Your objective | Your task is to copy the listing exactly, with the pictures left out.
● ● ● ●
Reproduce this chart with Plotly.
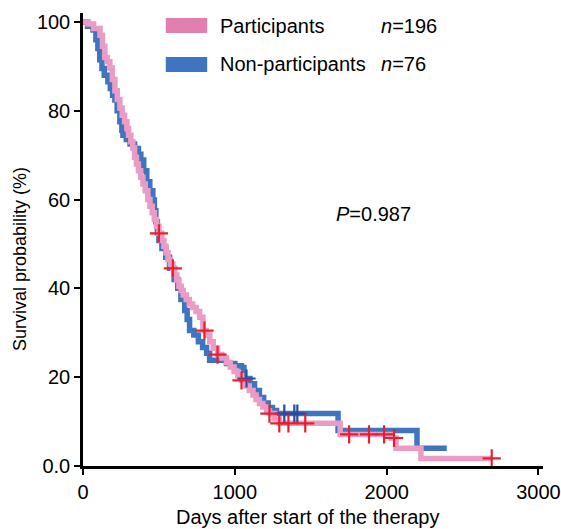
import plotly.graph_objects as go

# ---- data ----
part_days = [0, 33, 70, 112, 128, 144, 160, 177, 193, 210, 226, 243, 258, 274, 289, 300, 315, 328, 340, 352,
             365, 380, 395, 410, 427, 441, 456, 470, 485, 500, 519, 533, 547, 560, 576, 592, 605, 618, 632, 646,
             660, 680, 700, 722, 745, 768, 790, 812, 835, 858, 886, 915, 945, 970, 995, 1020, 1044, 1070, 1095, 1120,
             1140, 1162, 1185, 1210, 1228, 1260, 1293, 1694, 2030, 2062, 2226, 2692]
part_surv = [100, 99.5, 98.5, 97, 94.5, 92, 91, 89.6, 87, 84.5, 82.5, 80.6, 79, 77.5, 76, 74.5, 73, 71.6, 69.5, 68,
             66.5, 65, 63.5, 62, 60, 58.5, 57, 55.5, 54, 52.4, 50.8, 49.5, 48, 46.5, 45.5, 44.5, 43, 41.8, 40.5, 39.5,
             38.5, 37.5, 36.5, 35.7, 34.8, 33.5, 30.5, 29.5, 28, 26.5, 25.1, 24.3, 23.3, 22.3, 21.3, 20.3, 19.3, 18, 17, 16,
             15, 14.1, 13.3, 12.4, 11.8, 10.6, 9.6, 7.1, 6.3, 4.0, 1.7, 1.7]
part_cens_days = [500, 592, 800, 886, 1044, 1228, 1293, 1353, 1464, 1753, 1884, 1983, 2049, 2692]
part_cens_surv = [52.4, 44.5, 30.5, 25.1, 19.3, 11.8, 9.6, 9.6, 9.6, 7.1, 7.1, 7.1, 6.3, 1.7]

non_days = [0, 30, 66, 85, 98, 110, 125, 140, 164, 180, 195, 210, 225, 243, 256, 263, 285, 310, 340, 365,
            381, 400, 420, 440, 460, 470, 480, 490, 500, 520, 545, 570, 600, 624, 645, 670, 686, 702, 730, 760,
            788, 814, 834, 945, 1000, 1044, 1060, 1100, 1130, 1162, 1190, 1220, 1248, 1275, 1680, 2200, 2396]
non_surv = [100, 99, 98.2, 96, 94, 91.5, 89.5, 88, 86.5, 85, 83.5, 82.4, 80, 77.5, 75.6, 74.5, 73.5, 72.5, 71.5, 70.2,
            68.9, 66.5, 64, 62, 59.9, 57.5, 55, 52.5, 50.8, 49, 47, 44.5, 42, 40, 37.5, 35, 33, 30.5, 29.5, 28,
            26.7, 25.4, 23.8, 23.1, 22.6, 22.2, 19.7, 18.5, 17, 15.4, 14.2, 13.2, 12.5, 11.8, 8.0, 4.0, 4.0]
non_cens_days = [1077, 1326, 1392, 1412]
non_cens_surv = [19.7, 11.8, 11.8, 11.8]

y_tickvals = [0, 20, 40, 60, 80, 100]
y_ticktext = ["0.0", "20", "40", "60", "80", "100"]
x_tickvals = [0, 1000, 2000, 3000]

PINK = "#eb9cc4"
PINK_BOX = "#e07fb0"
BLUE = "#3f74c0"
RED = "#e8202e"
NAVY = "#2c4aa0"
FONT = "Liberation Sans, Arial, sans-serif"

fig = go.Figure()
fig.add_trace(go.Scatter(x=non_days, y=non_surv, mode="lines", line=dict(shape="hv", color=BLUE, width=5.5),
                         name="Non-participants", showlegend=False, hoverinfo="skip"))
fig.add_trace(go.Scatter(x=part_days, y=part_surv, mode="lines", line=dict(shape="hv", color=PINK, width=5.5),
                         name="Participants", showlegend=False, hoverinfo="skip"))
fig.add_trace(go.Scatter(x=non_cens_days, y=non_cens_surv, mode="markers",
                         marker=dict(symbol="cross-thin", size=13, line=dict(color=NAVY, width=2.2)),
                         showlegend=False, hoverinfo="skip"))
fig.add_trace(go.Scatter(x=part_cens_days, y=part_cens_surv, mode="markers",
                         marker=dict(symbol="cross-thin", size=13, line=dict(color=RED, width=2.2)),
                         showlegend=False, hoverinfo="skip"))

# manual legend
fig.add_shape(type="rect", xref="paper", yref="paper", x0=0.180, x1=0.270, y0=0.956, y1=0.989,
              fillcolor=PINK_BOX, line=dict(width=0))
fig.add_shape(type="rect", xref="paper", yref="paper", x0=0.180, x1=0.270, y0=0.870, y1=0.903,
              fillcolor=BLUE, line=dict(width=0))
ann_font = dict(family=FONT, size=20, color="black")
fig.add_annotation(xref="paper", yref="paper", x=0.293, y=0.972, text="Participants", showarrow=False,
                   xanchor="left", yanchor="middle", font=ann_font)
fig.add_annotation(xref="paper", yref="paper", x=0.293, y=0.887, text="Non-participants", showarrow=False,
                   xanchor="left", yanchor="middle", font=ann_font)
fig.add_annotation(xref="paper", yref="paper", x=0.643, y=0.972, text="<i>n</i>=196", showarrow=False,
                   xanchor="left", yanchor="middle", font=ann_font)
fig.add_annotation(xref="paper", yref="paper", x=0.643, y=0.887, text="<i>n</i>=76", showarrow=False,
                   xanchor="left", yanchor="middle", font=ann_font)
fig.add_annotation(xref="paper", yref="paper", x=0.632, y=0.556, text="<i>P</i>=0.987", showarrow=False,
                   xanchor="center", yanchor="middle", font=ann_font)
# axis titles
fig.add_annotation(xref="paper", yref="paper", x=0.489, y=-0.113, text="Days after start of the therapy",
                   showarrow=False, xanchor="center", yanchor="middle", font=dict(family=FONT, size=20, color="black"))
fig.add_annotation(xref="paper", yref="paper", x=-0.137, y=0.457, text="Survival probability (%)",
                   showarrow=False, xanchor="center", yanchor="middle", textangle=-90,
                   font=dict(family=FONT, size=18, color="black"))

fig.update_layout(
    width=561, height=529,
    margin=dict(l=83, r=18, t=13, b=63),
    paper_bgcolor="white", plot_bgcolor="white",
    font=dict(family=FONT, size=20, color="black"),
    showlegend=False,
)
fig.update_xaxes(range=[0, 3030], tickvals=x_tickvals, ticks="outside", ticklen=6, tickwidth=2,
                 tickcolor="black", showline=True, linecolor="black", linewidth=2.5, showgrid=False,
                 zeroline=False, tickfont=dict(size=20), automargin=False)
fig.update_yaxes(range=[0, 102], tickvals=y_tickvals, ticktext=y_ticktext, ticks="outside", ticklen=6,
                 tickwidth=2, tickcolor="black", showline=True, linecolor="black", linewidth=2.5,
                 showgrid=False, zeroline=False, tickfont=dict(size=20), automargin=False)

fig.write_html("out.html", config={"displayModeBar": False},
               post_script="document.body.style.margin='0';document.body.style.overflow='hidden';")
● ● ● ●
Answer to the problem |
Reproduce this chart with Plotly.
import plotly.graph_objects as go

# ---- data ----
part_days = [0, 33, 70, 112, 128, 144, 160, 177, 193, 210, 226, 243, 258, 274, 289, 300, 315, 328, 340, 352,
             365, 380, 395, 410, 427, 441, 456, 470, 485, 500, 519, 533, 547, 560, 576, 592, 605, 618, 632, 646,
             660, 680, 700, 722, 745, 768, 790, 812, 835, 858, 886, 915, 945, 970, 995, 1020, 1044, 1070, 1095, 1120,
             1140, 1162, 1185, 1210, 1228, 1260, 1293, 1694, 2030, 2062, 2226, 2692]
part_surv = [100, 99.5, 98.5, 97, 94.5, 92, 91, 89.6, 87, 84.5, 82.5, 80.6, 79, 77.5, 76, 74.5, 73, 71.6, 69.5, 68,
             66.5, 65, 63.5, 62, 60, 58.5, 57, 55.5, 54, 52.4, 50.8, 49.5, 48, 46.5, 45.5, 44.5, 43, 41.8, 40.5, 39.5,
             38.5, 37.5, 36.5, 35.7, 34.8, 33.5, 30.5, 29.5, 28, 26.5, 25.1, 24.3, 23.3, 22.3, 21.3, 20.3, 19.3, 18, 17, 16,
             15, 14.1, 13.3, 12.4, 11.8, 10.6, 9.6, 7.1, 6.3, 4.0, 1.7, 1.7]
part_cens_days = [500, 592, 800, 886, 1044, 1228, 1293, 1353, 1464, 1753, 1884, 1983, 2049, 2692]
part_cens_surv = [52.4, 44.5, 30.5, 25.1, 19.3, 11.8, 9.6, 9.6, 9.6, 7.1, 7.1, 7.1, 6.3, 1.7]

non_days = [0, 30, 66, 85, 98, 110, 125, 140, 164, 180, 195, 210, 225, 243, 256, 263, 285, 310, 340, 365,
            381, 400, 420, 440, 460, 470, 480, 490, 500, 520, 545, 570, 600, 624, 645, 670, 686, 702, 730, 760,
            788, 814, 834, 945, 1000, 1044, 1060, 1100, 1130, 1162, 1190, 1220, 1248, 1275, 1680, 2200, 2396]
non_surv = [100, 99, 98.2, 96, 94, 91.5, 89.5, 88, 86.5, 85, 83.5, 82.4, 80, 77.5, 75.6, 74.5, 73.5, 72.5, 71.5, 70.2,
            68.9, 66.5, 64, 62, 59.9, 57.5, 55, 52.5, 50.8, 49, 47, 44.5, 42, 40, 37.5, 35, 33, 30.5, 29.5, 28,
            26.7, 25.4, 23.8, 23.1, 22.6, 22.2, 19.7, 18.5, 17, 15.4, 14.2, 13.2, 12.5, 11.8, 8.0, 4.0, 4.0]
non_cens_days = [1077, 1326, 1392, 1412]
non_cens_surv = [19.7, 11.8, 11.8, 11.8]

y_tickvals = [0, 20, 40, 60, 80, 100]
y_ticktext = ["0.0", "20", "40", "60", "80", "100"]
x_tickvals = [0, 1000, 2000, 3000]

PINK = "#eb9cc4"
PINK_BOX = "#e07fb0"
BLUE = "#3f74c0"
RED = "#e8202e"
NAVY = "#2c4aa0"
FONT = "Liberation Sans, Arial, sans-serif"

fig = go.Figure()
fig.add_trace(go.Scatter(x=non_days, y=non_surv, mode="lines", line=dict(shape="hv", color=BLUE, width=5.5),
                         name="Non-participants", showlegend=False, hoverinfo="skip"))
fig.add_trace(go.Scatter(x=part_days, y=part_surv, mode="lines", line=dict(shape="hv", color=PINK, width=5.5),
                         name="Participants", showlegend=False, hoverinfo="skip"))
fig.add_trace(go.Scatter(x=non_cens_days, y=non_cens_surv, mode="markers",
                         marker=dict(symbol="cross-thin", size=13, line=dict(color=NAVY, width=2.2)),
                         showlegend=False, hoverinfo="skip"))
fig.add_trace(go.Scatter(x=part_cens_days, y=part_cens_surv, mode="markers",
                         marker=dict(symbol="cross-thin", size=13, line=dict(color=RED, width=2.2)),
                         showlegend=False, hoverinfo="skip"))

# manual legend
fig.add_shape(type="rect", xref="paper", yref="paper", x0=0.180, x1=0.270, y0=0.956, y1=0.989,
              fillcolor=PINK_BOX, line=dict(width=0))
fig.add_shape(type="rect", xref="paper", yref="paper", x0=0.180, x1=0.270, y0=0.870, y1=0.903,
              fillcolor=BLUE, line=dict(width=0))
ann_font = dict(family=FONT, size=20, color="black")
fig.add_annotation(xref="paper", yref="paper", x=0.293, y=0.972, text="Participants", showarrow=False,
                   xanchor="left", yanchor="middle", font=ann_font)
fig.add_annotation(xref="paper", yref="paper", x=0.293, y=0.887, text="Non-participants", showarrow=False,
                   xanchor="left", yanchor="middle", font=ann_font)
fig.add_annotation(xref="paper", yref="paper", x=0.643, y=0.972, text="<i>n</i>=196", showarrow=False,
                   xanchor="left", yanchor="middle", font=ann_font)
fig.add_annotation(xref="paper", yref="paper", x=0.643, y=0.887, text="<i>n</i>=76", showarrow=False,
                   xanchor="left", yanchor="middle", font=ann_font)
fig.add_annotation(xref="paper", yref="paper", x=0.632, y=0.556, text="<i>P</i>=0.987", showarrow=False,
                   xanchor="center", yanchor="middle", font=ann_font)
# axis titles
fig.add_annotation(xref="paper", yref="paper", x=0.489, y=-0.113, text="Days after start of the therapy",
                   showarrow=False, xanchor="center", yanchor="middle", font=dict(family=FONT, size=20, color="black"))
fig.add_annotation(xref="paper", yref="paper", x=-0.137, y=0.457, text="Survival probability (%)",
                   showarrow=False, xanchor="center", yanchor="middle", textangle=-90,
                   font=dict(family=FONT, size=18, color="black"))

fig.update_layout(
    width=561, height=529,
    margin=dict(l=83, r=18, t=13, b=63),
    paper_bgcolor="white", plot_bgcolor="white",
    font=dict(family=FONT, size=20, color="black"),
    showlegend=False,
)
fig.update_xaxes(range=[0, 3030], tickvals=x_tickvals, ticks="outside", ticklen=6, tickwidth=2,
                 tickcolor="black", showline=True, linecolor="black", linewidth=2.5, showgrid=False,
                 zeroline=False, tickfont=dict(size=20), automargin=False)
fig.update_yaxes(range=[0, 102], tickvals=y_tickvals, ticktext=y_ticktext, ticks="outside", ticklen=6,
                 tickwidth=2, tickcolor="black", showline=True, linecolor="black", linewidth=2.5,
                 showgrid=False, zeroline=False, tickfont=dict(size=20), automargin=False)

fig.write_html("out.html", config={"displayModeBar": False},
               post_script="document.body.style.margin='0';document.body.style.overflow='hidden';")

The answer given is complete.